Today’s Navy also struggles with professional questions and challenges that require leadership and character. Leadership is the best way to address a growing list of issues, from commanding officers relieved, sexual assault, and drug and alcohol policies, to senior officers’ efforts to enhance the Navy’s sense of professionalism. Currently attempts to raise the professionalism of naval officers and sailors are being addressed through one-time seminars and new administrative requirements. The study of leadership, however, should be an ongoing process that takes place throughout an officer’s career.
An opportunity exists to address both the challenge of meaningful JPME as well as leadership and ethics education. In the early years of the Naval War College (NWC) the primary course of instruction was called “the summer course.” Officers arrived in Newport in the summer to hear the lectures of such luminaries as Naval War College founder, Admiral Stephen Luce, and Rear Admiral Alfred Thayer Mahan, and to develop their skills in strategic planning and critical thinking. No degree was conferred, but the officers took their education back to the Fleet where they continued reading, thinking, and writing, on their own time and according to their own interests.
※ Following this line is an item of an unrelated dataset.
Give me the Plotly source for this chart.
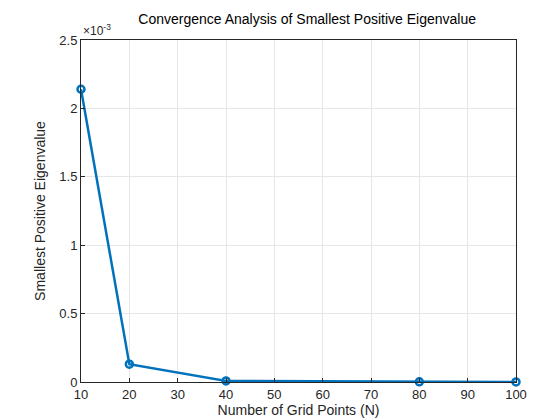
import plotly.graph_objects as go

grid_points = [10, 20, 40, 80, 100]
eigen_vals = [2.14e-3, 0.13e-3, 0.008e-3, 0.001e-3, 0.0005e-3]
y_ticks = [0, 0.5e-3, 1e-3, 1.5e-3, 2e-3, 2.5e-3]
y_tick_text = ['0', '0.5', '1', '1.5', '2', '2.5']

fig = go.Figure()
fig.add_trace(go.Scatter(
    x=grid_points, y=eigen_vals, mode='lines+markers',
    line=dict(color='#0072BD', width=2.5),
    marker=dict(symbol='circle-open', size=7, color='#0072BD', line=dict(width=2.5)),
    showlegend=False, cliponaxis=False,
))

axis_style = dict(showline=True, linecolor='#262626', mirror=True, ticks='inside',
                  ticklen=4, tickcolor='#262626', gridcolor='#E6E6E6', zeroline=False,
                  automargin=False, tickfont=dict(size=13, color='#262626'))
fig.update_xaxes(range=[10, 100], dtick=10, title=dict(text='Number of Grid Points (N)', font=dict(size=14, color='#262626'), standoff=4), **axis_style)
fig.update_yaxes(range=[0, 2.5e-3], tickvals=y_ticks, ticktext=y_tick_text,
                 title=dict(text='Smallest Positive Eigenvalue', font=dict(size=14, color='#262626'), standoff=10), **axis_style)

fig.update_layout(
    width=560, height=420,
    margin=dict(l=73, r=52, t=32, b=46),
    plot_bgcolor='white', paper_bgcolor='white',
    font=dict(family='Liberation Sans, Arial', color='#262626'),
    title=dict(text='Convergence Analysis of Smallest Positive Eigenvalue',
               xref='paper', x=0.52, xanchor='center', y=0.985, yanchor='top', font=dict(size=14, color='#000000')),
    annotations=[dict(text='×10<sup>-3</sup>', xref='paper', yref='paper', x=0, y=1.0,
                      xanchor='left', yanchor='bottom', showarrow=False, font=dict(size=12, color='#262626'))],
)

fig.write_html('out.html')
The Navy should return to the summer-course model for the congressionally mandated JPME Level 1 and for education in leadership and character. Three courses should be designed for completion between sets of operational orders throughout an officer’s career. Each course would encompass one of the required Level 1 areas of study, paired with the study of leadership, naval law, and personnel development. The curriculum could be developed jointly by the NWC and the Center for Personal and Professional Development (CPPD). Each of the three new Naval Professional Military Education programs would take 8 to 12 weeks of dedicated study at schoolhouses in each of the Fleet concentration areas.
The program could take advantage of existing programs, such as the NWC’s Fleet Seminar distance learning program and CPPD leadership courses to ease the logistical requirements for classrooms and instructors. The Bureau of Personnel would ensure that all officers complete the three courses of study prior to a certain career gate (perhaps command screen or within two years of promotion to commander). At less than three months apiece, taught in each fleet-concentration area, the detailing challenges should be negligible.
The benefits of such a new program would be threefold. Officers would be able to focus on their study requirements by having dedicated time for study set aside in their career. To give wardrooms thoughtful training on ethics and leadership, rather than leave them to struggle on their own on the deckplates, would drive a rise in professionalism across the Fleet. The NWC would be freed of the JPME training requirements and could develop a Naval Command & Staff College curriculum dedicated to developing critical thinking, operational design, and strategic planning for our Navy’s leaders. The result will be officers who are ready to complete their joint career requirements, better trained in leadership and personnel development, and better educated in critical thinking and military affairs.